The study included 599 parents who visited either conventional primary care or complementary and alternative medicine (CAM) clinics with their children (319 parents in five conventional clinics and 280 parents in 21 CAM clinics) and completed a questionnaire that included 18 questions about parent and child demographics and 30 questions about parental attitudes about CAM in pediatric care.
Parents in conventional clinics reported less use of CAM by their children during the past year than the parents in the CAM clinics (35.3% vs. 73.7%); however, they used more traditional and homemade remedies than the parents in the CAM clinics (46.4% vs. 12.7%).

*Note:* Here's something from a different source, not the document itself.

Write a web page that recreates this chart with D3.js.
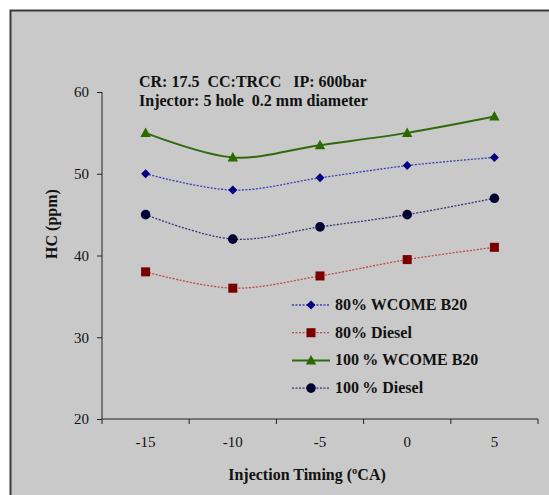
<!DOCTYPE html>
<html>
<head>
<meta charset="utf-8">
<script src="https://cdn.jsdelivr.net/npm/d3@7"></script>
<style>
  html, body { margin: 0; padding: 0; background: #ffffff; }
  svg { display: block; }
  svg text { font-family: "Liberation Serif", "Times New Roman", "DejaVu Serif", serif !important; fill: #111; }
</style>
</head>
<body>
<div id="chart"></div>
<script>
// Injection timing (ºCA) categories and HC emissions (ppm) per fuel/load
const timings = [-15, -10, -5, 0, 5];
const wcome80 = [50, 48, 49.5, 51, 52];
const diesel80 = [38, 36, 37.5, 39.5, 41];
const wcome100 = [55, 52, 53.5, 55, 57];
const diesel100 = [45, 42, 43.5, 45, 47];
const yTicks = [20, 30, 40, 50, 60];

const seriesNames = ["80% WCOME B20", "80% Diesel", "100 % WCOME B20", "100 % Diesel"];

const series = [
  { name: seriesNames[0], values: wcome80, line: "#3a3ab8", marker: "#000080", shape: "diamond", dash: "2,1.5", width: 1.3 },
  { name: seriesNames[1], values: diesel80, line: "#c04848", marker: "#7a0000", shape: "square", dash: "2,1.5", width: 1.3 },
  { name: seriesNames[2], values: wcome100, line: "#2f6a0c", marker: "#2a6a00", shape: "triangle", dash: null, width: 2 },
  { name: seriesNames[3], values: diesel100, line: "#34347a", marker: "#000033", shape: "circle", dash: "2,1.5", width: 1.3 }
];

const FONT = "Liberation Serif, Times New Roman, DejaVu Serif, serif";
const W = 549, H = 495;
const svg = d3.select("#chart").append("svg").attr("width", W).attr("height", H)
  .attr("font-family", FONT);

// chart area background with dark frame on the top and left
svg.append("rect").attr("x", 10).attr("y", 10).attr("width", W).attr("height", H)
  .attr("fill", "#c9c9c9");
svg.append("path").attr("d", `M10.5,${H} V10.5 H${W}`)
  .attr("fill", "none").attr("stroke", "#3a3a3a").attr("stroke-width", 2);

const plot = { left: 102, right: 538, top: 92, bottom: 419 };

const x = d3.scaleBand().domain(timings).range([plot.left, plot.right]);
const y = d3.scaleLinear().domain([20, 60]).range([plot.bottom, plot.top]);

// y axis
const yAxis = svg.append("g").attr("transform", `translate(${plot.left},0)`)
  .call(d3.axisLeft(y).tickValues(yTicks).tickSize(5).tickPadding(8));
yAxis.attr("font-family", FONT).attr("font-size", 15);
yAxis.select(".domain").attr("stroke", "#222").attr("d", `M0,${plot.top}V${plot.bottom}`);
yAxis.selectAll(".tick line").attr("stroke", "#222");
yAxis.selectAll("text").attr("fill", "#111");

// x axis with ticks on category boundaries
const xAxis = svg.append("g").attr("transform", `translate(0,${plot.bottom})`);
xAxis.append("line").attr("x1", plot.left).attr("x2", plot.right).attr("stroke", "#222");
const bounds = timings.map(t => x(t)).concat([plot.right]);
xAxis.selectAll("line.tk").data(bounds).join("line").attr("class", "tk")
  .attr("x1", d => d).attr("x2", d => d).attr("y1", 0).attr("y2", 5).attr("stroke", "#222");
xAxis.selectAll("text").data(timings).join("text")
  .attr("x", d => x(d) + x.bandwidth() / 2).attr("y", 28)
  .attr("text-anchor", "middle").attr("font-size", 15).text(d => d);

// axis titles
svg.append("text").attr("transform", "translate(57,224) rotate(-90)")
  .attr("text-anchor", "middle").attr("font-size", 16).attr("font-weight", "bold").text("HC (ppm)");
svg.append("text").attr("x", 307).attr("y", 480)
  .attr("text-anchor", "middle").attr("font-size", 16).attr("font-weight", "bold").text("Injection Timing (ºCA)");

// test condition annotation
svg.append("text").attr("x", 139).attr("y", 87).attr("font-size", 16).attr("font-weight", "bold")
  .attr("xml:space", "preserve").text("CR: 17.5  CC:TRCC   IP: 600bar");
svg.append("text").attr("x", 139).attr("y", 106).attr("font-size", 16).attr("font-weight", "bold")
  .attr("xml:space", "preserve").text("Injector: 5 hole  0.2 mm diameter");

const cx = d => x(d) + x.bandwidth() / 2;
const line = d3.line().x((d, i) => cx(timings[i])).y(d => y(d)).curve(d3.curveCatmullRom.alpha(0.5));

function drawMarker(g, shape, color) {
  if (shape === "diamond") g.append("path").attr("d", "M0,-4.5 L4.5,0 L0,4.5 L-4.5,0Z").attr("fill", color);
  else if (shape === "square") g.append("rect").attr("x", -4.5).attr("y", -4.5).attr("width", 9).attr("height", 9).attr("fill", color);
  else if (shape === "triangle") g.append("path").attr("d", "M0,-5.5 L5.2,4 L-5.2,4Z").attr("fill", color);
  else g.append("circle").attr("r", 4.8).attr("fill", color);
}

series.forEach(s => {
  svg.append("path").datum(s.values).attr("d", line)
    .attr("fill", "none").attr("stroke", s.line).attr("stroke-width", s.width)
    .attr("stroke-dasharray", s.dash);
  s.values.forEach((v, i) => {
    const g = svg.append("g").attr("transform", `translate(${cx(timings[i])},${y(v)})`);
    drawMarker(g, s.shape, s.marker);
  });
});

// legend
const legend = svg.append("g");
series.forEach((s, i) => {
  const ly = 305 + i * 27.7;
  legend.append("line").attr("x1", 292).attr("x2", 330).attr("y1", ly).attr("y2", ly)
    .attr("stroke", s.line).attr("stroke-width", s.width).attr("stroke-dasharray", s.dash);
  const g = legend.append("g").attr("transform", `translate(311,${ly})`);
  drawMarker(g, s.shape, s.marker);
  legend.append("text").attr("x", 335).attr("y", ly + 5).attr("font-size", 16)
    .attr("font-weight", "bold").attr("xml:space", "preserve")
    .text(s.name.replace("100 %", "100\u2009%"));
});
</script>
</body>
</html>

“Both parent groups largely supported informing their child’s physician regarding CAM use and expected the physician to initiate a CAM-related conversation and to refer their child to a CAM practitioner. The two groups’ respondents largely supported communication between the child’s physician and the CAM practitioner by the use of a referral/medical letter,” the researchers wrote.
The parents in the conventional clinics were more supportive of CAM integration in a conventional pediatric primary-care clinic than the parents in the CAM clinics. Additionally, parents in the conventional clinics “envisioned a more dominant role of physicians regarding CAM referral and a significant role of physicians in providing CAM” compared with parents in the CAM clinics.
Parents in both groups said when they spoke with their child’s physician about CAM use, they were the ones to initiate the conversation in most instances.